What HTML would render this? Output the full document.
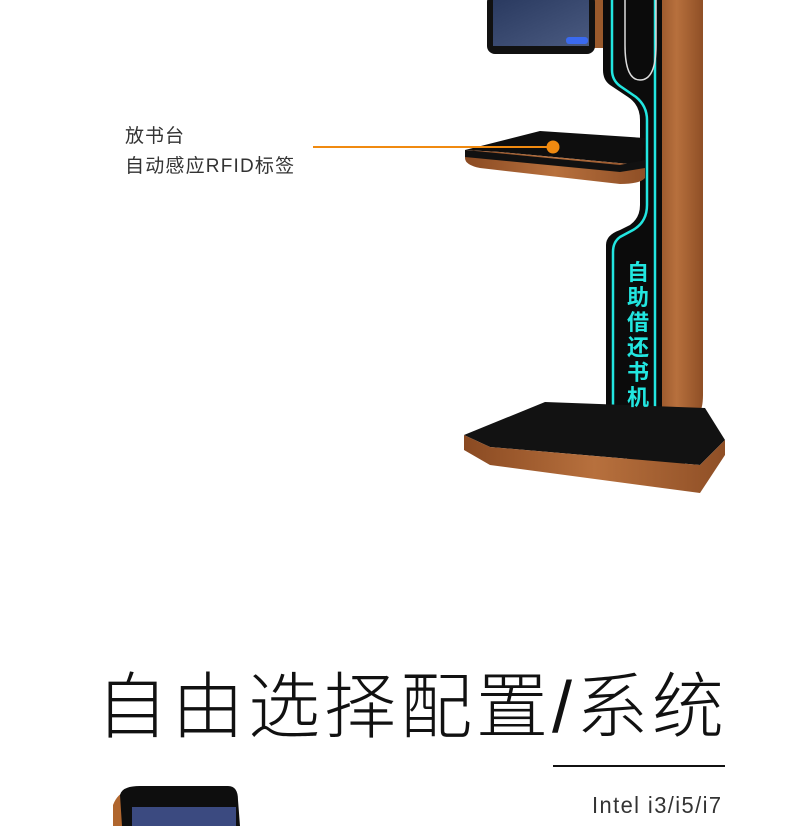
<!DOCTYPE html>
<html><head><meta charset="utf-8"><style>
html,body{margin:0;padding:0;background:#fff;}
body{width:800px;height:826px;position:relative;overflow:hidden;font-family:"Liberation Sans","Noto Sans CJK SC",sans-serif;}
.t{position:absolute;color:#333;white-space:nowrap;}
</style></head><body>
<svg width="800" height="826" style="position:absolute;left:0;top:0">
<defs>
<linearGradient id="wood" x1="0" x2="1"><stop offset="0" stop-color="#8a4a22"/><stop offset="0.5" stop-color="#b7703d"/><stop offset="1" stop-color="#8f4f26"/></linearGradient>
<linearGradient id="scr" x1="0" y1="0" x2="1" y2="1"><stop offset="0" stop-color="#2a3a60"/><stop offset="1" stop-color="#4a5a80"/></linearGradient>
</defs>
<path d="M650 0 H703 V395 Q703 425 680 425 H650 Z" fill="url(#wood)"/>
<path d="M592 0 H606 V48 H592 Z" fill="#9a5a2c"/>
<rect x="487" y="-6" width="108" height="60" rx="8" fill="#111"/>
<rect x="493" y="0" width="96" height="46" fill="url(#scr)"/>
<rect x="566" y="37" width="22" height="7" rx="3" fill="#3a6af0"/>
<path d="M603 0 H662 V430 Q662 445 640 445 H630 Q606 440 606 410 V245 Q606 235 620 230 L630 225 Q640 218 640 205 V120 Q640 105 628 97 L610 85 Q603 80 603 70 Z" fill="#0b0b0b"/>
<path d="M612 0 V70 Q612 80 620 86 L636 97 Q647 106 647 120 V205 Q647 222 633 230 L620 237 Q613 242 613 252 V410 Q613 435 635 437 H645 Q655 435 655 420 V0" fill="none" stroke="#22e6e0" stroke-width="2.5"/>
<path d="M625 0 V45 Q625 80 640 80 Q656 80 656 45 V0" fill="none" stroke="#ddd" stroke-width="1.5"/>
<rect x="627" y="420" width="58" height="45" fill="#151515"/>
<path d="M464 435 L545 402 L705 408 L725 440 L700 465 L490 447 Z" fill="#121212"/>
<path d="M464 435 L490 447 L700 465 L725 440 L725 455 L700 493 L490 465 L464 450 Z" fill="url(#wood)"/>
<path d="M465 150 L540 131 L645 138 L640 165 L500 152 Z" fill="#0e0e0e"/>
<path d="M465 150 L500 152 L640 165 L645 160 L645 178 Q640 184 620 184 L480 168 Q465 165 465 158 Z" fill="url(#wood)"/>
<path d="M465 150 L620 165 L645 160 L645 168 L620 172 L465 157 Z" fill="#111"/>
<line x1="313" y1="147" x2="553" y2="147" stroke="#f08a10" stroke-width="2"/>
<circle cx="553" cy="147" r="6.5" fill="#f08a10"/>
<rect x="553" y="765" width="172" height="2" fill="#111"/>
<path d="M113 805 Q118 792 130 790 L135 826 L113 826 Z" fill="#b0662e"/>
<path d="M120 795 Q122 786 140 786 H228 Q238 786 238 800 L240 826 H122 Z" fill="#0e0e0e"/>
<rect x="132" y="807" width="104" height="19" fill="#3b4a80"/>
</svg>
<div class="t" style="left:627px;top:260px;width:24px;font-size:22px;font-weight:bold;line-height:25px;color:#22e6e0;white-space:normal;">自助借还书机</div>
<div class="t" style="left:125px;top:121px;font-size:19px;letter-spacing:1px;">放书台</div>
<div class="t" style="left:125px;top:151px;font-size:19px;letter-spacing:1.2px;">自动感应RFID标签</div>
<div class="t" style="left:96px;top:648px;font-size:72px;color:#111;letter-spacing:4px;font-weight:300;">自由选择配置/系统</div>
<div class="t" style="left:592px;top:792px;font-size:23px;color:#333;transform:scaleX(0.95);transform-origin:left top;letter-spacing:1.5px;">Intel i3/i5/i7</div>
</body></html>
----
§ PROBLEM DESCRIPTION
Restate the listing above word for word, and skip the pictures.

§ CORRECT ANSWER
What HTML would render this? Output the full document.
<!DOCTYPE html>
<html><head><meta charset="utf-8"><style>
html,body{margin:0;padding:0;background:#fff;}
body{width:800px;height:826px;position:relative;overflow:hidden;font-family:"Liberation Sans","Noto Sans CJK SC",sans-serif;}
.t{position:absolute;color:#333;white-space:nowrap;}
</style></head><body>
<svg width="800" height="826" style="position:absolute;left:0;top:0">
<defs>
<linearGradient id="wood" x1="0" x2="1"><stop offset="0" stop-color="#8a4a22"/><stop offset="0.5" stop-color="#b7703d"/><stop offset="1" stop-color="#8f4f26"/></linearGradient>
<linearGradient id="scr" x1="0" y1="0" x2="1" y2="1"><stop offset="0" stop-color="#2a3a60"/><stop offset="1" stop-color="#4a5a80"/></linearGradient>
</defs>
<path d="M650 0 H703 V395 Q703 425 680 425 H650 Z" fill="url(#wood)"/>
<path d="M592 0 H606 V48 H592 Z" fill="#9a5a2c"/>
<rect x="487" y="-6" width="108" height="60" rx="8" fill="#111"/>
<rect x="493" y="0" width="96" height="46" fill="url(#scr)"/>
<rect x="566" y="37" width="22" height="7" rx="3" fill="#3a6af0"/>
<path d="M603 0 H662 V430 Q662 445 640 445 H630 Q606 440 606 410 V245 Q606 235 620 230 L630 225 Q640 218 640 205 V120 Q640 105 628 97 L610 85 Q603 80 603 70 Z" fill="#0b0b0b"/>
<path d="M612 0 V70 Q612 80 620 86 L636 97 Q647 106 647 120 V205 Q647 222 633 230 L620 237 Q613 242 613 252 V410 Q613 435 635 437 H645 Q655 435 655 420 V0" fill="none" stroke="#22e6e0" stroke-width="2.5"/>
<path d="M625 0 V45 Q625 80 640 80 Q656 80 656 45 V0" fill="none" stroke="#ddd" stroke-width="1.5"/>
<rect x="627" y="420" width="58" height="45" fill="#151515"/>
<path d="M464 435 L545 402 L705 408 L725 440 L700 465 L490 447 Z" fill="#121212"/>
<path d="M464 435 L490 447 L700 465 L725 440 L725 455 L700 493 L490 465 L464 450 Z" fill="url(#wood)"/>
<path d="M465 150 L540 131 L645 138 L640 165 L500 152 Z" fill="#0e0e0e"/>
<path d="M465 150 L500 152 L640 165 L645 160 L645 178 Q640 184 620 184 L480 168 Q465 165 465 158 Z" fill="url(#wood)"/>
<path d="M465 150 L620 165 L645 160 L645 168 L620 172 L465 157 Z" fill="#111"/>
<line x1="313" y1="147" x2="553" y2="147" stroke="#f08a10" stroke-width="2"/>
<circle cx="553" cy="147" r="6.5" fill="#f08a10"/>
<rect x="553" y="765" width="172" height="2" fill="#111"/>
<path d="M113 805 Q118 792 130 790 L135 826 L113 826 Z" fill="#b0662e"/>
<path d="M120 795 Q122 786 140 786 H228 Q238 786 238 800 L240 826 H122 Z" fill="#0e0e0e"/>
<rect x="132" y="807" width="104" height="19" fill="#3b4a80"/>
</svg>
<div class="t" style="left:627px;top:260px;width:24px;font-size:22px;font-weight:bold;line-height:25px;color:#22e6e0;white-space:normal;">自助借还书机</div>
<div class="t" style="left:125px;top:121px;font-size:19px;letter-spacing:1px;">放书台</div>
<div class="t" style="left:125px;top:151px;font-size:19px;letter-spacing:1.2px;">自动感应RFID标签</div>
<div class="t" style="left:96px;top:648px;font-size:72px;color:#111;letter-spacing:4px;font-weight:300;">自由选择配置/系统</div>
<div class="t" style="left:592px;top:792px;font-size:23px;color:#333;transform:scaleX(0.95);transform-origin:left top;letter-spacing:1.5px;">Intel i3/i5/i7</div>
</body></html>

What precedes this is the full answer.